Visualization for Machine Learning

Spring 2024

Today’s Class

Model Interpretation and Explanation
White-box Approaches and Visualizations
Related Research in VIS & AI

Today’s Class

Model Interpretation and Explanation
White-box Approaches and Visualizations
Related Research in VIS & AI

Why Model Interpretation & Explanation?

Model Validation and Improvement
Decision Making and Knowledge Discovery
Gain Confidence and Obtain Trust

Machine-learning-assisted materials discovery using failed experiments

Researchers firstly built a database of chemistry experiments (new material).
Then they train an SVM to predict whether a new chemistry experiment will be successful.
Then they train a surrogate DT to explain the model to learn more about the experiment.

Why Model Interpretation & Explanation?

Fairness
Privacy
Reliability or Robustness
Causality
Trust

How Do We Interpret Model Behavior?

Methods for machine learning model interpretation can be classified according to various criteria.

White-box / Intrinsic interpretability: Machine learning models that are considered interpretable due to their simple structure, such as short decision trees or sparse linear models. Interpretability is gained by explaining the internal structure of the model.
Black-box / Post-hoc interpretability: Machine learning models that are hard to gain a comprehensive understanding of their inner working (e.g., deep neural networks) are considered black boxes. Interpretability is gained by explaining the model behavior after training.
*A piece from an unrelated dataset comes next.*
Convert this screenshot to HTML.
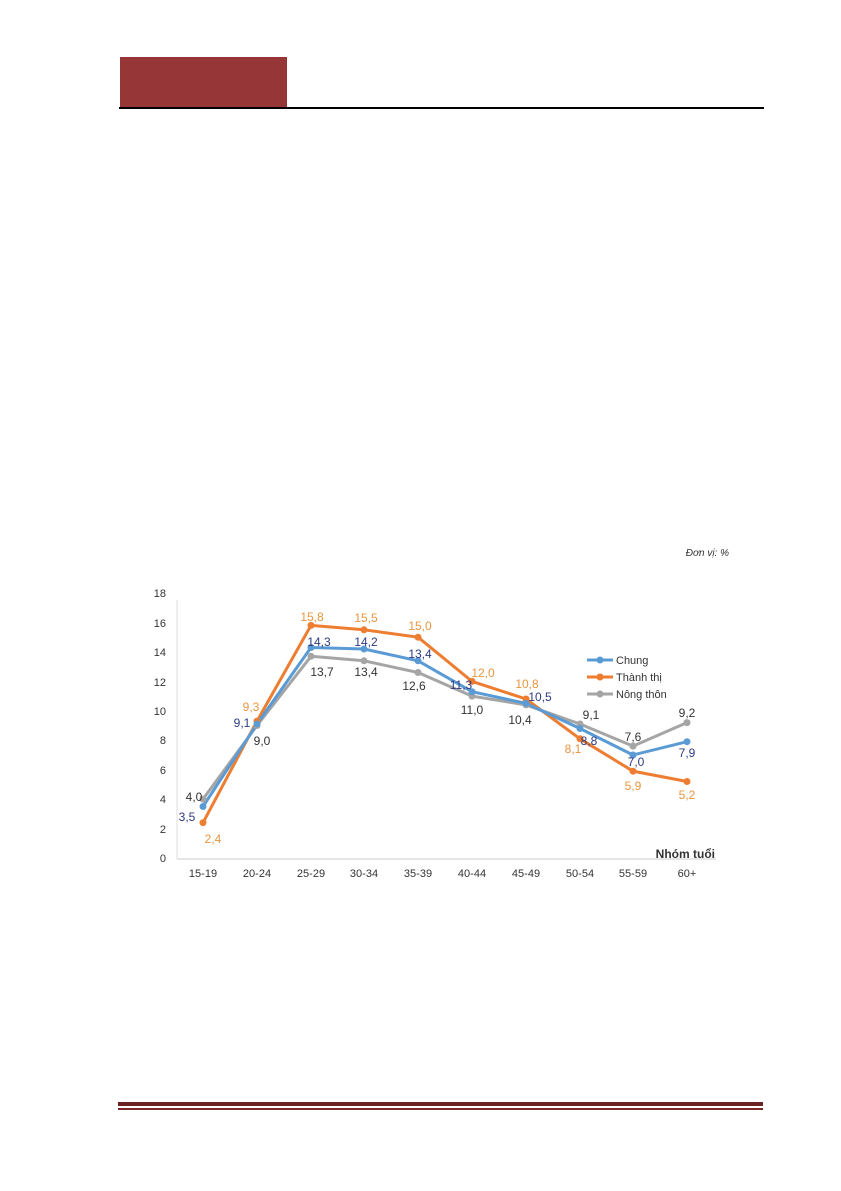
<!DOCTYPE html>
<html><head><meta charset="utf-8"><style>
body{margin:0;background:#fff;width:841px;height:1191px;position:relative;overflow:hidden;font-family:"Liberation Sans",sans-serif}
</style></head><body>
<div style="position:absolute;left:120px;top:57px;width:167px;height:50px;background:#963636"></div>
<div style="position:absolute;left:119px;top:107px;width:645px;height:1.5px;background:#000"></div>
<div style="position:absolute;left:118px;top:1102px;width:645px;height:4px;background:#6b2424"></div>
<div style="position:absolute;left:118px;top:1108px;width:645px;height:1.5px;background:#7a2a2a"></div>
<svg width="841" height="1191" style="position:absolute;left:0;top:0" font-family="Liberation Sans, sans-serif">
<text x="729" y="556" font-size="10" font-style="italic" text-anchor="end" fill="#333">Đơn vị: %</text>
<line x1="177" y1="600" x2="177" y2="859" stroke="#ddd"/>
<line x1="177" y1="859" x2="716" y2="859" stroke="#ccc"/>
<g font-size="11" fill="#333" text-anchor="end">
<text x="166" y="862">0</text><text x="166" y="833">2</text><text x="166" y="803">4</text><text x="166" y="774">6</text><text x="166" y="744">8</text><text x="166" y="715">10</text><text x="166" y="686">12</text><text x="166" y="656">14</text><text x="166" y="627">16</text><text x="166" y="597">18</text>
</g>
<g font-size="11" fill="#333" text-anchor="middle">
<text x="203" y="877">15-19</text><text x="257" y="877">20-24</text><text x="311" y="877">25-29</text><text x="364" y="877">30-34</text><text x="418" y="877">35-39</text><text x="472" y="877">40-44</text><text x="526" y="877">45-49</text><text x="580" y="877">50-54</text><text x="633" y="877">55-59</text><text x="687" y="877">60+</text>
</g>
<text x="715" y="858" font-size="12" font-weight="bold" fill="#333" text-anchor="end">Nhóm tuổi</text>
<g fill="none" stroke-width="3" stroke-linejoin="round">
<polyline stroke="#a5a5a5" points="203,799.1 257,725.5 311,656.3 364,660.8 418,672.5 472,696.1 526,704.9 580,724 633,746.1 687,722.6"/>
<polyline stroke="#ed7d31" points="203,822.7 257,721.1 311,625.4 364,629.8 418,637.2 472,681.4 526,699 580,738.8 633,771.2 687,781.5"/>
<polyline stroke="#5b9bd5" points="203,806.5 257,724 311,647.5 364,649 418,660.8 472,691.7 526,703.4 580,728.5 633,755 687,741.7"/>
</g>
<g fill="#a5a5a5"><circle cx="203" cy="799.1" r="3.5"/><circle cx="257" cy="725.5" r="3.5"/><circle cx="311" cy="656.3" r="3.5"/><circle cx="364" cy="660.8" r="3.5"/><circle cx="418" cy="672.5" r="3.5"/><circle cx="472" cy="696.1" r="3.5"/><circle cx="526" cy="704.9" r="3.5"/><circle cx="580" cy="724" r="3.5"/><circle cx="633" cy="746.1" r="3.5"/><circle cx="687" cy="722.6" r="3.5"/></g>
<g fill="#ed7d31"><circle cx="203" cy="822.7" r="3.5"/><circle cx="257" cy="721.1" r="3.5"/><circle cx="311" cy="625.4" r="3.5"/><circle cx="364" cy="629.8" r="3.5"/><circle cx="418" cy="637.2" r="3.5"/><circle cx="472" cy="681.4" r="3.5"/><circle cx="526" cy="699" r="3.5"/><circle cx="580" cy="738.8" r="3.5"/><circle cx="633" cy="771.2" r="3.5"/><circle cx="687" cy="781.5" r="3.5"/></g>
<g fill="#5b9bd5"><circle cx="203" cy="806.5" r="3.5"/><circle cx="257" cy="724" r="3.5"/><circle cx="311" cy="647.5" r="3.5"/><circle cx="364" cy="649" r="3.5"/><circle cx="418" cy="660.8" r="3.5"/><circle cx="472" cy="691.7" r="3.5"/><circle cx="526" cy="703.4" r="3.5"/><circle cx="580" cy="728.5" r="3.5"/><circle cx="633" cy="755" r="3.5"/><circle cx="687" cy="741.7" r="3.5"/></g>
<g font-size="12" text-anchor="middle" fill="#2e3a80">
<text x="187" y="821">3,5</text><text x="242" y="727">9,1</text><text x="319" y="646">14,3</text><text x="366" y="646">14,2</text><text x="420" y="658">13,4</text><text x="461" y="689">11,3</text><text x="540" y="701">10,5</text><text x="589" y="745">8,8</text><text x="636" y="766">7,0</text><text x="687" y="757">7,9</text>
</g>
<g font-size="12" text-anchor="middle" fill="#e8953f">
<text x="213" y="843">2,4</text><text x="251" y="711">9,3</text><text x="312" y="621">15,8</text><text x="366" y="622">15,5</text><text x="420" y="630">15,0</text><text x="483" y="677">12,0</text><text x="527" y="688">10,8</text><text x="573" y="753">8,1</text><text x="633" y="790">5,9</text><text x="687" y="799">5,2</text>
</g>
<g font-size="12" text-anchor="middle" fill="#333">
<text x="194" y="801">4,0</text><text x="262" y="745">9,0</text><text x="322" y="676">13,7</text><text x="366" y="676">13,4</text><text x="414" y="690">12,6</text><text x="472" y="714">11,0</text><text x="520" y="724">10,4</text><text x="591" y="719">9,1</text><text x="633" y="741">7,6</text><text x="687" y="717">9,2</text>
</g>
<g font-size="11" fill="#333">
<line x1="587" y1="660" x2="613" y2="660" stroke="#5b9bd5" stroke-width="3"/><circle cx="600" cy="660" r="3.5" fill="#5b9bd5"/><text x="616" y="664">Chung</text>
<line x1="587" y1="677" x2="613" y2="677" stroke="#ed7d31" stroke-width="3"/><circle cx="600" cy="677" r="3.5" fill="#ed7d31"/><text x="616" y="681">Thành thị</text>
<line x1="587" y1="694" x2="613" y2="694" stroke="#a5a5a5" stroke-width="3"/><circle cx="600" cy="694" r="3.5" fill="#a5a5a5"/><text x="616" y="698">Nông thôn</text>
</g>
</svg>
</body></html>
Taxonomy of Interpretability Methods

Today’s Class

Model Interpretation and Explanation
White-box Approaches and Visualizations
Related Research in VIS & AI

White-box Models

We discuss the following models that are intrinsically interpretable: - Linear Regression - Generalized Additive Models (GAM) - Tree-based Models - Decision Rules

Linear Regression

Linear models can be used to model the dependence of a regression target y on some features x in a format as below: \[\begin{equation} y = \beta_0 + \beta_1 x_1 + \ldots + \beta_n x_n + \varepsilon\end{equation}\]

The predicted target \(y\) is a linear combination of the weighted features \(\beta_i x_i\). The estimated linear equation is a hyperplane in the feature/target space (a simple line in the case of a single feature).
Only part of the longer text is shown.